June 21 (Bloomberg) -- Greece’s stock market was put under review for reclassification to emerging markets by MSCI Inc., a change that would make the European Union nation the first advanced country to be cut to developing status.
The MSCI Greece Index, which includes only two companies, is “structurally no longer in line with Developed Markets size requirements,” MSCI, whose stock indexes are tracked by investors with about $7 trillion in assets, said in a statement yesterday. The index provider said it may discontinue the calculation of the MSCI Greece Index should the stock valuations keep declining.
Greece completed the largest bond restructuring in history in March after holders forgave more than 100 billion euros ($127 billion) of debt. The MSCI Greece Index has lost 93 percent over the past five years as the economy contracted and politicians struggled to keep it within the 17-nation euro-region. Companies on the gauge trade at an average 8 times estimated earnings, a 34 percent discount to companies on the MSCI World Index.
“The market has already made up its mind about Greek equities,” Michael Shaoul, the New York-based chairman of Marketfield Asset Management, wrote in an e-mail yesterday. “MSCI is simply bowing to the inevitable. In a sense they really need a new category, blown-up developed markets.”
The weight of the MSCI Greece Index in the MSCI World Index slid to 0.03 percent last month from 0.16 percent in May 2010. MSCI said it would consider shifting Greece to Standalone Market status should the country exit the euro and restrict investors to its equity market.
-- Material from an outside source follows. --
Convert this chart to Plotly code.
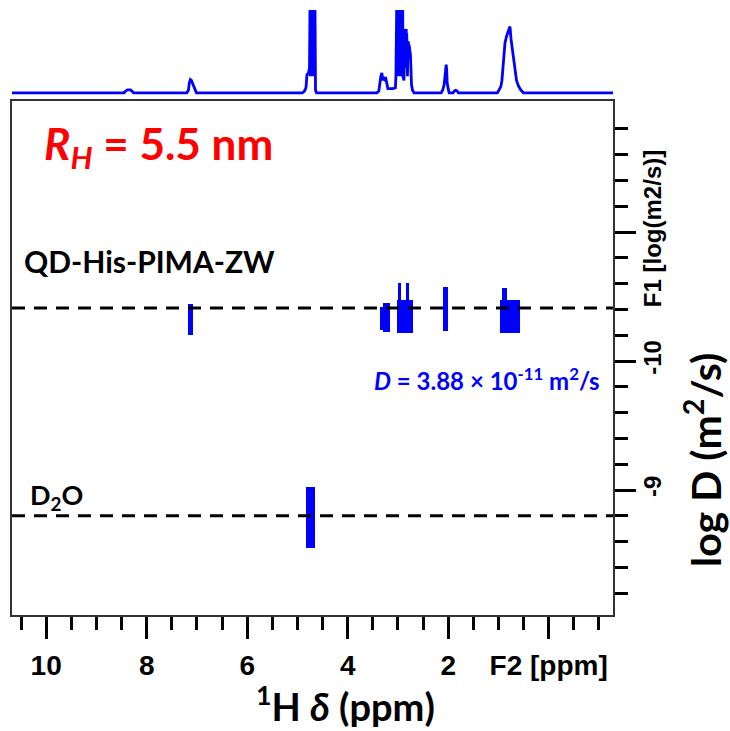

The MSCI Greece Index fell 0.5 percent to 10.28 by 11:43 a.m. in Athens today, heading for its first decline in four days
MSCI, a New York-based index provider, tracks economic development, trading volumes and market accessibility to assess market classifications.
The index provider upgraded Greece to developed-market status in 2001. Downgrades could lead investors who follow MSCI’s gauges to shun the nations’ equities.
A downgrade would be the first time that MSCI cuts a developed market to the emerging-market category, according to the company’s website.
Greece, mired in a fifth year of recession, has been ordered by Europe’s governments to enact promised spending cuts in return for 240 billion euros in rescue packages since 2010. While its 2009 budget deficit topped 15 percent, the European Commission estimates it still faces a cumulative fiscal gap in 2013-2014 of 5.5 percent of GDP and has failed to meet targets for tax collection, state asset-sales and public procurement.
The New Democracy party is hammering out a three-way government committed to staying in the euro after winning June 17 elections.
Among the two companies in the MSCI’s Greece index, Coca-Cola Hellenic Bottling Company SA lost 29 percent in the last four years, while OPAP SA, a sports betting and lottery company, declined 79 percent.
The MSCI Emerging Markets Index lost 15 percent during the same period.
“Greece didn’t have the characteristics of other emerging markets like Brazil, Russia, India, China,” said Michael Gayed, chief investment strategist in New York at Pension Partners LLC, which advises on over $150 million in assets.
MSCI also said its Morocco index has been added to the review list for potential reclassification to frontier market. It kept South Korea and Taiwan with emerging-market status and the United Arab Emirates and Qatar as frontier markets.